(Entries from a dataset)

# # # # # # #

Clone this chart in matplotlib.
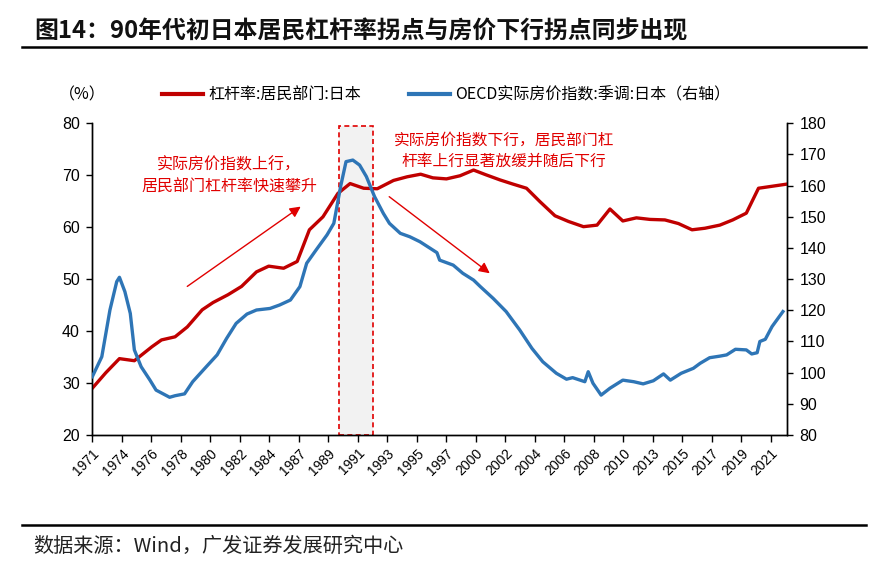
import matplotlib
matplotlib.use('Agg')
import matplotlib.pyplot as plt
from matplotlib.lines import Line2D
import numpy as np

plt.rcParams['font.family'] = ['Liberation Sans', 'Noto Sans CJK SC', 'DejaVu Sans']

title = "图14：90年代初日本居民杠杆率拐点与房价下行拐点同步出现"
source = "数据来源：Wind，广发证券发展研究中心"
lev_label = "杠杆率:居民部门:日本"
hp_label = "OECD实际房价指数:季调:日本（右轴）"
unit_label = "（%）"
note_up = "实际房价指数上行，\n居民部门杠杆率快速攀升"
note_down = "实际房价指数下行，居民部门杠\n杆率上行显著放缓并随后下行"

tick_labels = ["1971", "1974", "1976", "1978", "1980", "1982", "1984", "1987",
               "1989", "1991", "1993", "1995", "1997", "2000", "2002", "2004",
               "2006", "2008", "2010", "2013", "2015", "2017", "2019", "2021"]

lev_years = [1971.0, 1972.0, 1973.0, 1974.1, 1975.4, 1976.1, 1977.1, 1978.0, 1979.1,
             1979.9, 1981.0, 1982.0, 1983.1, 1984.0, 1985.1, 1986.1, 1987.0, 1988.0,
             1989.1, 1990.0, 1991.0, 1992.0, 1993.2, 1994.2, 1995.2, 1996.1, 1997.1,
             1998.1, 1999.1, 2000.0, 2001.05, 2002.0, 2003.0, 2004.0, 2005.1, 2006.1,
             2007.2, 2008.2, 2009.15, 2010.1, 2011.1, 2012.1, 2013.2, 2014.2, 2015.2,
             2016.15, 2017.25, 2018.2, 2019.2, 2020.1, 2022.2]
lev_values = [29.0, 32.0, 34.7, 34.3, 37.0, 38.3, 38.9, 40.8, 44.1,
              45.5, 47.0, 48.6, 51.4, 52.5, 52.1, 53.4, 59.5, 62.0,
              66.5, 68.4, 67.5, 67.4, 69.0, 69.7, 70.2, 69.5, 69.3,
              69.9, 71.0, 70.1, 69.1, 68.3, 67.5, 64.9, 62.2, 61.1,
              60.1, 60.4, 63.5, 61.2, 61.8, 61.5, 61.4, 60.7, 59.5,
              59.8, 60.4, 61.4, 62.7, 67.5, 68.3]

hp_years = [1971.0, 1971.7, 1972.3, 1972.8, 1973.0, 1973.4, 1973.8, 1974.1, 1974.6,
            1975.25, 1975.7, 1976.7, 1977.1, 1977.8, 1978.4, 1979.4, 1980.2, 1980.9,
            1981.6, 1982.4, 1983.1, 1984.1, 1984.8, 1985.6, 1986.3, 1986.8, 1987.5,
            1988.3, 1988.8, 1989.3, 1989.7, 1990.2, 1990.7, 1991.2, 1991.8, 1992.45,
            1992.9, 1993.7, 1994.4, 1995.15, 1995.9, 1996.4, 1996.6, 1997.6, 1998.3,
            1999.1, 1999.6, 2000.55, 2001.5, 2002.5, 2003.4, 2004.2, 2005.2, 2005.95,
            2006.4, 2007.3, 2007.55, 2007.9, 2008.5, 2009.15, 2010.1, 2010.9, 2011.6,
            2012.35, 2013.1, 2013.6, 2014.4, 2015.3, 2015.8, 2016.5, 2017.25, 2017.75,
            2018.4, 2019.2, 2019.6, 2020.0, 2020.2, 2020.6, 2021.1, 2021.9]
hp_values = [98.7, 105.1, 120.1, 129.2, 130.6, 126.0, 119.0, 107.3, 101.9,
             97.6, 94.4, 92.1, 92.6, 93.2, 97.1, 101.9, 105.7, 111.0,
             115.8, 118.8, 120.1, 120.6, 121.7, 123.3, 127.6, 135.1, 139.4,
             144.2, 147.9, 159.7, 167.7, 168.2, 166.6, 162.9, 156.5, 151.1,
             147.9, 144.7, 143.6, 142.0, 139.9, 138.5, 136.1, 134.5, 131.9,
             129.7, 127.6, 123.8, 119.6, 113.7, 107.8, 103.5, 99.8, 97.9,
             98.4, 97.1, 100.3, 96.6, 92.8, 95.0, 97.6, 97.1, 96.4,
             97.4, 99.6, 97.6, 99.8, 101.4, 103.0, 104.8, 105.3, 105.7,
             107.5, 107.3, 106.0, 106.4, 110.0, 110.7, 114.8, 119.6]

highlight = (1989.2, 1991.7)

RED = '#C00000'
BLUE = '#2E75B6'
NOTE = '#E00000'

W, H = 889, 571
fig = plt.figure(figsize=(W / 100, H / 100), dpi=100)
ax = fig.add_axes([92.3 / W, 1 - 435 / H, (787 - 92.3) / W, (435 - 123.3) / H])
ax2 = ax.twinx()

ax.axvspan(highlight[0], highlight[1], ymin=0, ymax=0.99, facecolor='#F2F2F2',
           edgecolor=NOTE, linestyle=(0, (3, 2)), linewidth=1.2, zorder=0)

ax.plot(lev_years, lev_values, color=RED, lw=2.4, solid_joinstyle='round', zorder=3)
ax2.plot(hp_years, hp_values, color=BLUE, lw=2.4, solid_joinstyle='round', zorder=3)

tick_step = 2.174
ticks = 1971 + np.arange(len(tick_labels)) * tick_step
ax.set_xlim(1971, 2022.2)
ax.set_xticks(ticks)
ax.set_xticklabels(tick_labels, rotation=45, ha='right', rotation_mode='anchor', fontsize=10)

ax.set_ylim(20, 80)
ax.set_yticks(np.arange(20, 81, 10))
ax2.set_ylim(80, 180)
ax2.set_yticks(np.arange(80, 181, 10))

for a in (ax, ax2):
    a.spines['top'].set_visible(False)
    for s in a.spines.values():
        s.set_linewidth(1.0)
ax.tick_params(axis='y', direction='out', length=4, width=1, labelsize=11.5, pad=5)
ax.tick_params(axis='x', direction='out', length=5, width=1, pad=3)
ax2.tick_params(axis='y', direction='out', length=4, width=1, labelsize=11.5, pad=5)

cjk = ['Noto Sans CJK SC', 'DejaVu Sans']

# annotations
ax.annotate('', xy=(303 / W, 1 - 205 / H), xytext=(185 / W, 1 - 288 / H),
            xycoords='figure fraction', textcoords='figure fraction',
            arrowprops=dict(arrowstyle='-|>', color=NOTE, lw=1.0, mutation_scale=16))
ax.annotate('', xy=(492 / W, 1 - 275 / H), xytext=(387 / W, 1 - 195 / H),
            xycoords='figure fraction', textcoords='figure fraction',
            arrowprops=dict(arrowstyle='-|>', color=NOTE, lw=1.0, mutation_scale=16))
fig.text(229 / W, 1 - 176 / H, note_up, color=NOTE, fontsize=11.5, ha='center',
         va='center', linespacing=1.35, family=cjk)
fig.text(504 / W, 1 - 151 / H, note_down, color=NOTE, fontsize=11.3, ha='center',
         va='center', linespacing=1.35, family=cjk)

# legend
handles = [Line2D([], [], color=RED, lw=3), Line2D([], [], color=BLUE, lw=3)]
fig.legend(handles, [lev_label, hp_label], loc='center', bbox_to_anchor=(446 / W, 1 - 95 / H),
           ncol=2, frameon=False, handlelength=2.6, handletextpad=0.3, columnspacing=3.0,
           prop={'family': cjk, 'size': 11.5})
fig.text(82 / W, 1 - 95 / H, unit_label, fontsize=11.5, ha='center', va='center', family=cjk)

# title, rules, source
fig.text(34 / W, 1 - 31 / H, title, fontsize=17.2, fontweight='bold', ha='left', va='center',
         family=cjk, color='#111111')
fig.add_artist(Line2D([22 / W, 866 / W], [1 - 47 / H, 1 - 47 / H], color='black', lw=1.8))
fig.add_artist(Line2D([22 / W, 866 / W], [1 - 525 / H, 1 - 525 / H], color='black', lw=1.8))
fig.text(33 / W, 1 - 546 / H, source, fontsize=14.5, ha='left', va='center', family=cjk,
         color='#222222')

fig.savefig('out.png', dpi=100)
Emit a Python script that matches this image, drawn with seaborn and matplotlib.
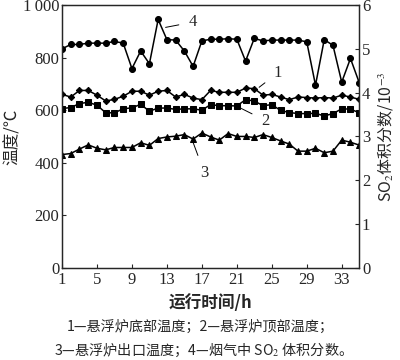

# # # # # # #

[TASK TO CARRY OUT]:
In the material above, how many lines hold the word "this"? Say only the number.

[THE RESULT]:
2